Using non-tax advantaged funds is always an option. No one is forcing you to use your 529 balance on current expenses. If you’ve saved more than you need you’re in a very good spot. You can always take left over 529 funds and change the beneficiary, or wait until you have grandchildren and use it for their education (how about those compound earnings?), or use it yourself for qualified expenses.

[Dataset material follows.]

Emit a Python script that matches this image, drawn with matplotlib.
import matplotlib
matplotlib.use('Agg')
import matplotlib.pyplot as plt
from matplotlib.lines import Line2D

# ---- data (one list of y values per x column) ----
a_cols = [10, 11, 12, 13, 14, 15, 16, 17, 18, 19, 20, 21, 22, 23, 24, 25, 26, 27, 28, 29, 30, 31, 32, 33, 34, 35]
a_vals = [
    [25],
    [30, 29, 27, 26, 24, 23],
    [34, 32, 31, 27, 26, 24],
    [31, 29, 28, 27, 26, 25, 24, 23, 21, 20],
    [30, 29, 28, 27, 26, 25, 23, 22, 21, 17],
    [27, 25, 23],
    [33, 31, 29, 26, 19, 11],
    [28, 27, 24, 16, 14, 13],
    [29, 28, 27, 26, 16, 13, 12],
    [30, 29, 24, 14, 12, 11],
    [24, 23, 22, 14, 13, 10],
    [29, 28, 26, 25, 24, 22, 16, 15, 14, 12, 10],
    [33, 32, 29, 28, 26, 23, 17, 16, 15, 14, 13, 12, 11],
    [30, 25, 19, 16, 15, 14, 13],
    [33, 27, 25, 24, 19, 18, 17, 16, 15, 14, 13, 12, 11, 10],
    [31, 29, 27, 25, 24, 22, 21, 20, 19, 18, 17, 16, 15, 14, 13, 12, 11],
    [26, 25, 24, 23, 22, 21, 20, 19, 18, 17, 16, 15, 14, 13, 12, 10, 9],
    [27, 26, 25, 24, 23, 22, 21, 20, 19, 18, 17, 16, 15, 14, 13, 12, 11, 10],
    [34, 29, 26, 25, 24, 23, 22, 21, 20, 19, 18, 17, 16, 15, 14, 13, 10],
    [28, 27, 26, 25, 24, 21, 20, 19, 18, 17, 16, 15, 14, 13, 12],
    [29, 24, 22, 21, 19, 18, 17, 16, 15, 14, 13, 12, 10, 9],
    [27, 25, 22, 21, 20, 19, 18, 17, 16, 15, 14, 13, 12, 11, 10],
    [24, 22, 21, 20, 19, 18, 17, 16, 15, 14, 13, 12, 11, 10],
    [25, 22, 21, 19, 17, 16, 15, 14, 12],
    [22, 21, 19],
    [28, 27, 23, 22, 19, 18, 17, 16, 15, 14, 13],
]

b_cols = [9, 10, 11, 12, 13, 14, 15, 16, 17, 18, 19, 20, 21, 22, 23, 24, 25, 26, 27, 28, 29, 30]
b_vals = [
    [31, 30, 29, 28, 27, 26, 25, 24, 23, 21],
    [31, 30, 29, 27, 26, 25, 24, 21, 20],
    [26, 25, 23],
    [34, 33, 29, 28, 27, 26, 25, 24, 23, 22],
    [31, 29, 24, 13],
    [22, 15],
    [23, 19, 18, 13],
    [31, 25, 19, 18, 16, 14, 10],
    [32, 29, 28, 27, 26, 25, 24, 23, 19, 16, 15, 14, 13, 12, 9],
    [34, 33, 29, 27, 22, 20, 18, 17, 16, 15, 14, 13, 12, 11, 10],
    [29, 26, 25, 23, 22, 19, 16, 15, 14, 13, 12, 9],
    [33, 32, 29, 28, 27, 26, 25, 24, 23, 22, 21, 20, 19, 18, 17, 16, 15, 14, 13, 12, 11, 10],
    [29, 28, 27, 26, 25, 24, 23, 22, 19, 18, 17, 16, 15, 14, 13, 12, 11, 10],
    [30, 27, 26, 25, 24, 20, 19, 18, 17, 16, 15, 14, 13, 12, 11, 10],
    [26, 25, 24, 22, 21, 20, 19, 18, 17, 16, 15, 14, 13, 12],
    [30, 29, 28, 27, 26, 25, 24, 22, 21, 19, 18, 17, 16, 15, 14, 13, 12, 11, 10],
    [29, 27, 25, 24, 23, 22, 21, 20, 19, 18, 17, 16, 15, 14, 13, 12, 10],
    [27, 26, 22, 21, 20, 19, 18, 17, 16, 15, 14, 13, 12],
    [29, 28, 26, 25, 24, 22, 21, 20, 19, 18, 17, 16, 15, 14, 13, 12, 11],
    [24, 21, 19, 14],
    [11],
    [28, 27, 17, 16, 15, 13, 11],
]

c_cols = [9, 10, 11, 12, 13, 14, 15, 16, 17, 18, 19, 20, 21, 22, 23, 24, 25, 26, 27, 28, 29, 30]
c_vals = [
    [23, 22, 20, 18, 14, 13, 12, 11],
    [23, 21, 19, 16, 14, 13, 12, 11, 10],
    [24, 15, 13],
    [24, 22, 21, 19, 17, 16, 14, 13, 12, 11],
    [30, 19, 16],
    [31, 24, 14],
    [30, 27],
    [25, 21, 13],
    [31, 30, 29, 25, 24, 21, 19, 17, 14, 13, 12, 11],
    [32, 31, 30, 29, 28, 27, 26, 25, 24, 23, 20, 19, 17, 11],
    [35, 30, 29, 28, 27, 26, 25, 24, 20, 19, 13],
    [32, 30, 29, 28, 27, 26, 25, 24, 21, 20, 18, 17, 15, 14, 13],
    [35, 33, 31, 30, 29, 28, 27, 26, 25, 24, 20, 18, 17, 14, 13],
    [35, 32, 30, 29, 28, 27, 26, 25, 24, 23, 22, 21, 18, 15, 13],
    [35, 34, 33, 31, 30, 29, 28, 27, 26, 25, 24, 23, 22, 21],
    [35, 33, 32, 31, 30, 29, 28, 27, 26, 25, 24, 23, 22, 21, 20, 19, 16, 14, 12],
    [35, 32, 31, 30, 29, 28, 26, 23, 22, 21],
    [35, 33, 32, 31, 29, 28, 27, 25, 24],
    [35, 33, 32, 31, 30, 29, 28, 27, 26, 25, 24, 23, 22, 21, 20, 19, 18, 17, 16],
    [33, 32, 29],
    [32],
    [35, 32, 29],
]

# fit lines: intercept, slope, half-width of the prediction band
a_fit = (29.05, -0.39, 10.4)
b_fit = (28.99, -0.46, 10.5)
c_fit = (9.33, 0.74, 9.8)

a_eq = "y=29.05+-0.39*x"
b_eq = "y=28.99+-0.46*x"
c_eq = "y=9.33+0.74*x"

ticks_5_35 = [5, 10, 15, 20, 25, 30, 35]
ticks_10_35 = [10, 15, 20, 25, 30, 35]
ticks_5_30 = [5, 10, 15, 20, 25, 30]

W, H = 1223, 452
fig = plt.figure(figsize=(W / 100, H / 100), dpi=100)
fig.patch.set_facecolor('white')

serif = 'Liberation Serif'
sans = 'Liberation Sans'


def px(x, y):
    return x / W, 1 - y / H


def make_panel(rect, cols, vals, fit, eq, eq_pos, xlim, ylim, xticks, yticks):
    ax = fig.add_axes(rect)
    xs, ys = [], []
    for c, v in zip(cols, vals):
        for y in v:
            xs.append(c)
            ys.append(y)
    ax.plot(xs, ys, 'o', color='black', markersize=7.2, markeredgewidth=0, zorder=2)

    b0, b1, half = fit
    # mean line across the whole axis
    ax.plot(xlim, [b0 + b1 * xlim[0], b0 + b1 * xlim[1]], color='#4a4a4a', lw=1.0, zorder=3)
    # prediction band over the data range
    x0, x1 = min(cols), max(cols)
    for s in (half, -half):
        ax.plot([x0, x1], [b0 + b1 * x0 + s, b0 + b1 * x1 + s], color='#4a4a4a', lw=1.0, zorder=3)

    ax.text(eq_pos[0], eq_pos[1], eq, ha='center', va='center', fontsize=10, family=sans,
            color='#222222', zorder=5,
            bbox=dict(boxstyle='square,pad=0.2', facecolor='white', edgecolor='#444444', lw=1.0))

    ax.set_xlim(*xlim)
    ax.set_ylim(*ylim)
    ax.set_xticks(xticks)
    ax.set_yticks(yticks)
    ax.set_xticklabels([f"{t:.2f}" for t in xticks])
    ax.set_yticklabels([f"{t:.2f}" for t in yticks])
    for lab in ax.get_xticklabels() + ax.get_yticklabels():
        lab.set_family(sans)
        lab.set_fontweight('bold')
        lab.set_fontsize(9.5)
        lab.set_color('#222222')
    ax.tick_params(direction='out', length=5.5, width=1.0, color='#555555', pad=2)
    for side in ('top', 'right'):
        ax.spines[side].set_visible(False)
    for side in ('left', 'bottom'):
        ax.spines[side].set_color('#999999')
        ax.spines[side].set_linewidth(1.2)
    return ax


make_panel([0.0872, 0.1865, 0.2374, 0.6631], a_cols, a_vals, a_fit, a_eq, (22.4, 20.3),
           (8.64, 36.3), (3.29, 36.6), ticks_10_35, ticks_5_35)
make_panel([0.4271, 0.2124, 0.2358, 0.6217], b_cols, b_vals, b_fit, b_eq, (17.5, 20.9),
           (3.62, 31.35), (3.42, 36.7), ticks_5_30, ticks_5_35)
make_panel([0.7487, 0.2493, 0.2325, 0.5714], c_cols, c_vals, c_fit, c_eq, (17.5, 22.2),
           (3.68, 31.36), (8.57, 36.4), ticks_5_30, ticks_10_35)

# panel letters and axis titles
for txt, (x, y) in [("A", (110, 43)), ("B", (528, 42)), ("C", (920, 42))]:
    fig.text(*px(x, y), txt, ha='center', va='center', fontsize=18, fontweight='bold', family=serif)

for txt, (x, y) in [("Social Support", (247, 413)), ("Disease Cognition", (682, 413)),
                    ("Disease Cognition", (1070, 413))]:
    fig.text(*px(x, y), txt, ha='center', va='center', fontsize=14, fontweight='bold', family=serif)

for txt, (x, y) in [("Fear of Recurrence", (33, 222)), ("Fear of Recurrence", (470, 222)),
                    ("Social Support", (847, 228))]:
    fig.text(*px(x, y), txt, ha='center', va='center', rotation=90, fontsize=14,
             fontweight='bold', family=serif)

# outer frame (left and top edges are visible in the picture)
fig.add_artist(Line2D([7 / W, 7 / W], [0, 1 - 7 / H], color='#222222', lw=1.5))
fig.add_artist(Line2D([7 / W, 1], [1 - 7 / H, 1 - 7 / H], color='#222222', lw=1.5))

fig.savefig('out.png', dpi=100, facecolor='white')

I suspect the word “may” is used because you can take a Roth distribution that doesn’t include earnings, and therefore there are no tax consequences. But a pre-retirement Roth withdrawal for QEE, that includes earnings, will be subject to ordinary income tax on the earnings portion of the distribution. Clink on the IRS link and look at the paragraph headed “Introduction.” It says it applies to any IRA, including a Roth IRA. You’re right that after-tax contributions to a Roth do not get taxed again when they are withdrawn. But a withdrawal of earnings for qualified education expenses, before you turn 59 1/2, while not subject to the 10% penalty will be subject to ordinary income tax.

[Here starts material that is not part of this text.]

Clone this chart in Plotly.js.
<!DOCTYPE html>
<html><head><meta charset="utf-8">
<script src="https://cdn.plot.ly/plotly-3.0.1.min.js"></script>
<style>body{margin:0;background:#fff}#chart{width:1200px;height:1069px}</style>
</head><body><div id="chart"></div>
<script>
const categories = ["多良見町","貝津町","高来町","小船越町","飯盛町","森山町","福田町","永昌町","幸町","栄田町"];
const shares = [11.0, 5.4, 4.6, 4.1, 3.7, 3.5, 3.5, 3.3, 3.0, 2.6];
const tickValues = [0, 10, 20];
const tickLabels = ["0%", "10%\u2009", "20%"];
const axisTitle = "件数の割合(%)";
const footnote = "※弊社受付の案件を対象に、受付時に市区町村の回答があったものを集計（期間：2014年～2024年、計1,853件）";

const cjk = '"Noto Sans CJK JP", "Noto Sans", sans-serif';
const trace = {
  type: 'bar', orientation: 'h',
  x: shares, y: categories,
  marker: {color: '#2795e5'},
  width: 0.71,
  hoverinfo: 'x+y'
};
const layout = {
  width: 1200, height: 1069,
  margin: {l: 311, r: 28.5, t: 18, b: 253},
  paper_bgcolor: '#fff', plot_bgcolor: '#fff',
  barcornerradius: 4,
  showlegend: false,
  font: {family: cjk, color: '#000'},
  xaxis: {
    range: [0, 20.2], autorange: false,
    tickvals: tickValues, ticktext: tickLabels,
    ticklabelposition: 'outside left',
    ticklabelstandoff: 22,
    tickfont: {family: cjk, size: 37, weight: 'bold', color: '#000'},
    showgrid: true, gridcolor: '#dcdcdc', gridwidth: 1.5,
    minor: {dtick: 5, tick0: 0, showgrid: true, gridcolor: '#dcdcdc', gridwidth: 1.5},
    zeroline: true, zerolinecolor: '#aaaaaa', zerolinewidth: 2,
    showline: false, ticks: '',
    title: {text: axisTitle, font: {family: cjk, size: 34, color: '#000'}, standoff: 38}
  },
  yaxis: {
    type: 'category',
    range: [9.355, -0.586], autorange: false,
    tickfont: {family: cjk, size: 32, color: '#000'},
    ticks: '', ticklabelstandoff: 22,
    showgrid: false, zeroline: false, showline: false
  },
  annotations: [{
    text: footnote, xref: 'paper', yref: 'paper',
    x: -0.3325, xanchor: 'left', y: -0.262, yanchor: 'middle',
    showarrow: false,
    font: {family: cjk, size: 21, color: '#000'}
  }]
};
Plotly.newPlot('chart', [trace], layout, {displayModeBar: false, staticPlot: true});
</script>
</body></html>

If you think about it, there really is no tax advantage to using a Roth before you turn 59 1/2 to pay for qualified education expenses. Contributions that you take out have already been taxed. Earnings that you take out will be taxed. You’re giving up the tax-free retirement income that you would otherwise get if you wait until age 59 1/2, and you’re giving up the time value of money that you would otherwise enjoy if you waited until retirement age. The only advantage, other than a wider range of investment choices, is that if your child doesn’t go to college you’re not faced with potentially paying a 10% penalty on distributed 529 earnings. But as I’ve already mentioned, there are other things you can do with a 529 that doesn’t get used by the original intended beneficiary that will keep all the 529 benefits intact.